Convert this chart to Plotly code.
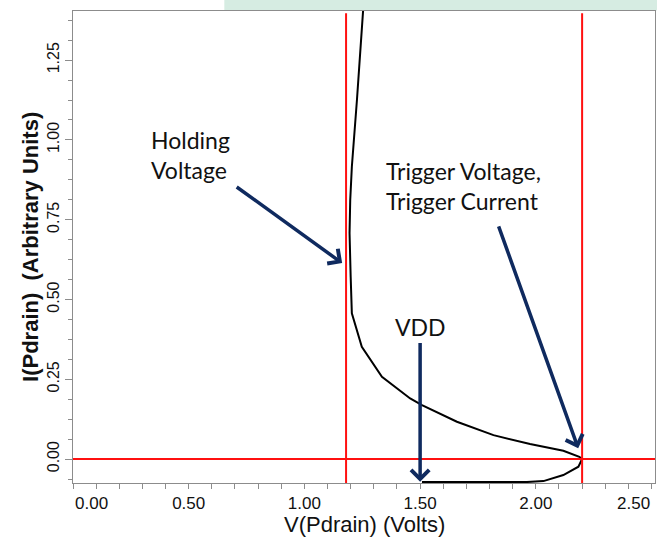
import plotly.graph_objects as go

# ---- data ----
V_CURVE = [1.508, 1.961, 2.033, 2.119, 2.184, 2.200, 2.188, 2.119, 1.975, 1.817,
           1.659, 1.508, 1.457, 1.335, 1.248, 1.227, 1.205, 1.200, 1.195, 1.198,
           1.205, 1.227, 1.255]
I_CURVE = [-0.072, -0.072, -0.069, -0.050, -0.024, 0.000, 0.007, 0.026, 0.047, 0.075,
           0.117, 0.169, 0.190, 0.258, 0.352, 0.404, 0.457, 0.570, 0.708, 0.812,
           0.916, 1.125, 1.420]

HOLD_V = 1.18
TRIG_V = 2.20
TRIG_I = 0.0
VDD = 1.50

X_TICKS = [0.0, 0.5, 1.0, 1.5, 2.0, 2.5]
X_LABELS = ["0.00", "0.50", "1.00", "1.50", "2.00", "2.50"]
Y_TICKS = [0.0, 0.25, 0.5, 0.75, 1.0, 1.25]
Y_LABELS = ["0.00", "0.25", "0.50", "0.75", "1.00", "1.25"]

NAVY = "#0f2a5f"
RED = "#ff1010"
GRAY = "#8c8c8c"
AXFONT = "Liberation Sans, Arial, sans-serif"
TICKFONT = dict(family=AXFONT, size=17, color="#111111")

# end labels are kept inside the plot width (as the original software does):
# they are drawn as aligned annotations, the inner ones as ordinary tick labels
x_text = ["" if i in (0, len(X_LABELS) - 1) else t for i, t in enumerate(X_LABELS)]

fig = go.Figure()
fig.add_trace(go.Scatter(x=V_CURVE, y=I_CURVE, mode="lines",
                         line=dict(color="black", width=2), showlegend=False,
                         hoverinfo="skip"))

# red reference lines
fig.add_shape(type="line", xref="x", yref="paper", x0=HOLD_V, x1=HOLD_V, y0=0, y1=0.995,
              line=dict(color=RED, width=2))
fig.add_shape(type="line", xref="x", yref="paper", x0=TRIG_V, x1=TRIG_V, y0=0, y1=0.995,
              line=dict(color=RED, width=2))
fig.add_shape(type="line", xref="paper", yref="y", x0=0, x1=1.0, y0=TRIG_I, y1=TRIG_I,
              line=dict(color=RED, width=2))

# mint band at top
fig.add_shape(type="rect", xref="paper", yref="paper", x0=0.26, x1=1.01, y0=1.001, y1=1.03,
              line=dict(width=0), fillcolor="#d6ece2", layer="below")

TXT = dict(family="Lato, 'Open Sans', sans-serif", size=23, color="#111111")

# text labels
fig.add_annotation(x=0.328, y=0.953, xref="x", yref="y", text="Holding<br>Voltage",
                   showarrow=False, xanchor="left", yanchor="middle", align="left", font=TXT)
fig.add_annotation(x=1.343, y=0.856, xref="x", yref="y",
                   text="Trigger Voltage,<br>Trigger Current",
                   showarrow=False, xanchor="left", yanchor="middle", align="left", font=TXT)
fig.add_annotation(x=VDD, y=0.414, xref="x", yref="y", text="VDD",
                   showarrow=False, xanchor="center", yanchor="middle", font=TXT)

# arrows
ARW = dict(showarrow=True, arrowhead=4, arrowsize=1, arrowwidth=3.5, arrowcolor=NAVY,
           axref="x", ayref="y", xref="x", yref="y", text="", standoff=0)
fig.add_annotation(x=1.163, y=0.614, ax=0.701, ay=0.856, **ARW)
fig.add_annotation(x=2.183, y=0.034, ax=1.837, ay=0.734, **ARW)
fig.add_annotation(x=VDD, y=-0.071, ax=VDD, ay=0.368, **ARW)

# end tick labels
fig.add_annotation(x=X_TICKS[0], y=0, xref="x", yref="paper", text=X_LABELS[0],
                   showarrow=False, xanchor="left", yanchor="middle", yshift=-20,
                   font=TICKFONT)
fig.add_annotation(x=X_TICKS[-1], y=0, xref="x", yref="paper", text=X_LABELS[-1],
                   showarrow=False, xanchor="right", yanchor="middle", yshift=-20,
                   font=TICKFONT)

# axis titles
fig.add_annotation(x=0.5, y=-0.087, xref="paper", yref="paper", text="V(Pdrain) (Volts)",
                   showarrow=False, xanchor="center", yanchor="middle",
                   font=dict(family=AXFONT, size=22, color="#111111"))
fig.add_annotation(x=-0.074, y=0.5, xref="paper", yref="paper",
                   text="<b>I(Pdrain)\u00a0 (Arbitrary Units)</b>", textangle=-90,
                   showarrow=False, xanchor="center", yanchor="middle",
                   font=dict(family=AXFONT, size=22, color="#111111"))

fig.update_layout(
    width=657, height=543,
    margin=dict(l=73, r=2, t=11, b=60, autoexpand=False),
    paper_bgcolor="white", plot_bgcolor="white",
    showlegend=False,
)
fig.update_xaxes(
    range=[0, 2.515], tickvals=X_TICKS, ticktext=x_text, automargin=False,
    showgrid=False, zeroline=False, showline=True, mirror=True,
    linecolor=GRAY, linewidth=1, ticks="outside", ticklen=5, tickcolor=GRAY,
    tickfont=TICKFONT,
    minor=dict(dtick=0.1, tick0=0, ticks="outside", ticklen=5, tickcolor=GRAY),
)
fig.update_yaxes(
    range=[-0.075, 1.404], tickvals=Y_TICKS, ticktext=Y_LABELS, tickangle=-90,
    automargin=False,
    showgrid=False, zeroline=False, showline=True, mirror=True,
    linecolor=GRAY, linewidth=1, ticks="outside", ticklen=7, tickcolor=GRAY,
    tickfont=dict(family=AXFONT, size=16, color="#111111"),
    minor=dict(dtick=0.0625, tick0=0, ticks="outside", ticklen=4, tickcolor=GRAY),
)

fig.write_html("out.html", config={"displayModeBar": False},
               post_script="document.body.style.margin='0';document.body.style.overflow='hidden';")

» **GIVEN INSTRUCTION**:
Reproduce the material in its entirety and word for word, without the pictures.

» **RESPONSE FOR THIS EXERCISE**:
Convert this chart to Plotly code.
import plotly.graph_objects as go

# ---- data ----
V_CURVE = [1.508, 1.961, 2.033, 2.119, 2.184, 2.200, 2.188, 2.119, 1.975, 1.817,
           1.659, 1.508, 1.457, 1.335, 1.248, 1.227, 1.205, 1.200, 1.195, 1.198,
           1.205, 1.227, 1.255]
I_CURVE = [-0.072, -0.072, -0.069, -0.050, -0.024, 0.000, 0.007, 0.026, 0.047, 0.075,
           0.117, 0.169, 0.190, 0.258, 0.352, 0.404, 0.457, 0.570, 0.708, 0.812,
           0.916, 1.125, 1.420]

HOLD_V = 1.18
TRIG_V = 2.20
TRIG_I = 0.0
VDD = 1.50

X_TICKS = [0.0, 0.5, 1.0, 1.5, 2.0, 2.5]
X_LABELS = ["0.00", "0.50", "1.00", "1.50", "2.00", "2.50"]
Y_TICKS = [0.0, 0.25, 0.5, 0.75, 1.0, 1.25]
Y_LABELS = ["0.00", "0.25", "0.50", "0.75", "1.00", "1.25"]

NAVY = "#0f2a5f"
RED = "#ff1010"
GRAY = "#8c8c8c"
AXFONT = "Liberation Sans, Arial, sans-serif"
TICKFONT = dict(family=AXFONT, size=17, color="#111111")

# end labels are kept inside the plot width (as the original software does):
# they are drawn as aligned annotations, the inner ones as ordinary tick labels
x_text = ["" if i in (0, len(X_LABELS) - 1) else t for i, t in enumerate(X_LABELS)]

fig = go.Figure()
fig.add_trace(go.Scatter(x=V_CURVE, y=I_CURVE, mode="lines",
                         line=dict(color="black", width=2), showlegend=False,
                         hoverinfo="skip"))

# red reference lines
fig.add_shape(type="line", xref="x", yref="paper", x0=HOLD_V, x1=HOLD_V, y0=0, y1=0.995,
              line=dict(color=RED, width=2))
fig.add_shape(type="line", xref="x", yref="paper", x0=TRIG_V, x1=TRIG_V, y0=0, y1=0.995,
              line=dict(color=RED, width=2))
fig.add_shape(type="line", xref="paper", yref="y", x0=0, x1=1.0, y0=TRIG_I, y1=TRIG_I,
              line=dict(color=RED, width=2))

# mint band at top
fig.add_shape(type="rect", xref="paper", yref="paper", x0=0.26, x1=1.01, y0=1.001, y1=1.03,
              line=dict(width=0), fillcolor="#d6ece2", layer="below")

TXT = dict(family="Lato, 'Open Sans', sans-serif", size=23, color="#111111")

# text labels
fig.add_annotation(x=0.328, y=0.953, xref="x", yref="y", text="Holding<br>Voltage",
                   showarrow=False, xanchor="left", yanchor="middle", align="left", font=TXT)
fig.add_annotation(x=1.343, y=0.856, xref="x", yref="y",
                   text="Trigger Voltage,<br>Trigger Current",
                   showarrow=False, xanchor="left", yanchor="middle", align="left", font=TXT)
fig.add_annotation(x=VDD, y=0.414, xref="x", yref="y", text="VDD",
                   showarrow=False, xanchor="center", yanchor="middle", font=TXT)

# arrows
ARW = dict(showarrow=True, arrowhead=4, arrowsize=1, arrowwidth=3.5, arrowcolor=NAVY,
           axref="x", ayref="y", xref="x", yref="y", text="", standoff=0)
fig.add_annotation(x=1.163, y=0.614, ax=0.701, ay=0.856, **ARW)
fig.add_annotation(x=2.183, y=0.034, ax=1.837, ay=0.734, **ARW)
fig.add_annotation(x=VDD, y=-0.071, ax=VDD, ay=0.368, **ARW)

# end tick labels
fig.add_annotation(x=X_TICKS[0], y=0, xref="x", yref="paper", text=X_LABELS[0],
                   showarrow=False, xanchor="left", yanchor="middle", yshift=-20,
                   font=TICKFONT)
fig.add_annotation(x=X_TICKS[-1], y=0, xref="x", yref="paper", text=X_LABELS[-1],
                   showarrow=False, xanchor="right", yanchor="middle", yshift=-20,
                   font=TICKFONT)

# axis titles
fig.add_annotation(x=0.5, y=-0.087, xref="paper", yref="paper", text="V(Pdrain) (Volts)",
                   showarrow=False, xanchor="center", yanchor="middle",
                   font=dict(family=AXFONT, size=22, color="#111111"))
fig.add_annotation(x=-0.074, y=0.5, xref="paper", yref="paper",
                   text="<b>I(Pdrain)\u00a0 (Arbitrary Units)</b>", textangle=-90,
                   showarrow=False, xanchor="center", yanchor="middle",
                   font=dict(family=AXFONT, size=22, color="#111111"))

fig.update_layout(
    width=657, height=543,
    margin=dict(l=73, r=2, t=11, b=60, autoexpand=False),
    paper_bgcolor="white", plot_bgcolor="white",
    showlegend=False,
)
fig.update_xaxes(
    range=[0, 2.515], tickvals=X_TICKS, ticktext=x_text, automargin=False,
    showgrid=False, zeroline=False, showline=True, mirror=True,
    linecolor=GRAY, linewidth=1, ticks="outside", ticklen=5, tickcolor=GRAY,
    tickfont=TICKFONT,
    minor=dict(dtick=0.1, tick0=0, ticks="outside", ticklen=5, tickcolor=GRAY),
)
fig.update_yaxes(
    range=[-0.075, 1.404], tickvals=Y_TICKS, ticktext=Y_LABELS, tickangle=-90,
    automargin=False,
    showgrid=False, zeroline=False, showline=True, mirror=True,
    linecolor=GRAY, linewidth=1, ticks="outside", ticklen=7, tickcolor=GRAY,
    tickfont=dict(family=AXFONT, size=16, color="#111111"),
    minor=dict(dtick=0.0625, tick0=0, ticks="outside", ticklen=4, tickcolor=GRAY),
)

fig.write_html("out.html", config={"displayModeBar": False},
               post_script="document.body.style.margin='0';document.body.style.overflow='hidden';")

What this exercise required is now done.